On the Alberta M. Sullivan card it appears that her own signature and the words "O.K." M. Coppock" were added after she received the card from the defendant.

It appears to us that the defendant's contention with reference to these notations made on the cards after they had passed from defendant's hands is without merit.

If an indictment apprises the defendant of the crime with which he is charged and sets it forth in such a manner that he may avail himself of the plea of former jeopardy, slight variations between the proof and the indictment are not material or fatal variances. Bishop v. United States (C.C.A.) 16 F.2d 406, 408. Meyers v. United States (C.C.A.) 3 F.2d 379, 380. In the latter case Judge Manton uses the following language: "No variance ought ever to be regarded as material where the allegations and proof substantially correspond or where the variance was not of a character that could have misled the defendant on trial."

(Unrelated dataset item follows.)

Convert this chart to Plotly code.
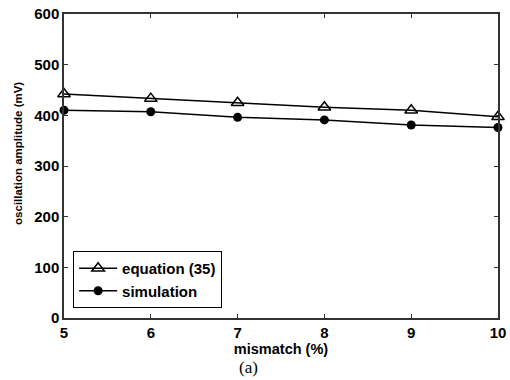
import plotly.graph_objects as go

mismatch = [5, 6, 7, 8, 9, 10]
equation_35 = [442, 433, 425, 416, 410, 397]
simulation = [410, 407, 396, 391, 381, 376]
x_ticks = [5, 6, 7, 8, 9, 10]
y_ticks = [0, 100, 200, 300, 400, 500, 600]

FAM = "Liberation Sans, Arial, sans-serif"

fig = go.Figure()
fig.add_trace(go.Scatter(
    x=mismatch, y=equation_35, name="<b>equation (35)</b>", mode="lines+markers",
    line=dict(color="black", width=1.5),
    marker=dict(symbol="triangle-up-open", size=11, color="black", line=dict(width=1.5)),
    cliponaxis=False,
))
fig.add_trace(go.Scatter(
    x=mismatch, y=simulation, name="<b>simulation</b>", mode="lines+markers",
    line=dict(color="black", width=1.5),
    marker=dict(symbol="circle", size=9, color="black"),
    cliponaxis=False,
))

axis_common = dict(
    showgrid=False, zeroline=False, showline=True, linecolor="#333", linewidth=1.5,
    mirror="ticks", ticks="inside", ticklen=4, tickcolor="#333", tickwidth=1,
    tickfont=dict(family=FAM, size=15, color="black"), automargin=False,
)
fig.update_xaxes(range=[5, 10], tickvals=x_ticks,
                 ticktext=[f"<b>{v}</b>" for v in x_ticks],
                 title=dict(text="<b>mismatch (%)</b>", font=dict(family=FAM, size=14.5, color="black"), standoff=0),
                 **axis_common)
fig.update_yaxes(range=[0, 600], tickvals=y_ticks,
                 ticktext=[f"<b>{v}</b>" for v in y_ticks],
                 **axis_common)

fig.update_layout(
    width=510, height=380,
    margin=dict(l=64, r=12, t=14, b=62),
    paper_bgcolor="white", plot_bgcolor="white",
    showlegend=True,
    legend=dict(x=0.021, y=0.033, xanchor="left", yanchor="bottom",
                bordercolor="black", borderwidth=1, bgcolor="white",
                font=dict(family=FAM, size=15, color="black"),
                tracegroupgap=0, itemwidth=38),
    annotations=[
        dict(text="<b>oscillation amplitude (mV)</b>", xref="paper", yref="paper",
             x=-0.106, y=0.543, xanchor="center", yanchor="middle", textangle=-90,
             showarrow=False, font=dict(family=FAM, size=11.5, color="black")),
        dict(text="(a)", xref="paper", yref="paper", x=0.425, y=-0.125,
             xanchor="center", yanchor="top", showarrow=False,
             font=dict(family="Liberation Serif, Times New Roman, serif", size=17, color="black")),
    ],
)

fig.write_html("out.html")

The variance in the instant case is immaterial. The defendant forged the name of E. L. Hanna to the "assignment and identification cards" with the full knowledge and intent and with the expectations that they would be presented to the proper persons in immediate charge of the work and checked and approved to show actual employment and identification with names on the pay roll.

Defendant could not have been misled as to the nature of the charge against him, or in the preparation of his case by such notations placed upon the cards after they left his hands as would be essential for the placement of the persons to whom the cards were delivered; otherwise, the purposes of the forgery and uttering of the forged documents which the defendant intended would be defeated.

The jury were charged at length by the presiding judge and the principles of law applicable were clearly stated. No exceptions were taken to the charge. We find in the record no reversible error.

The judgment of the District Court is affirmed.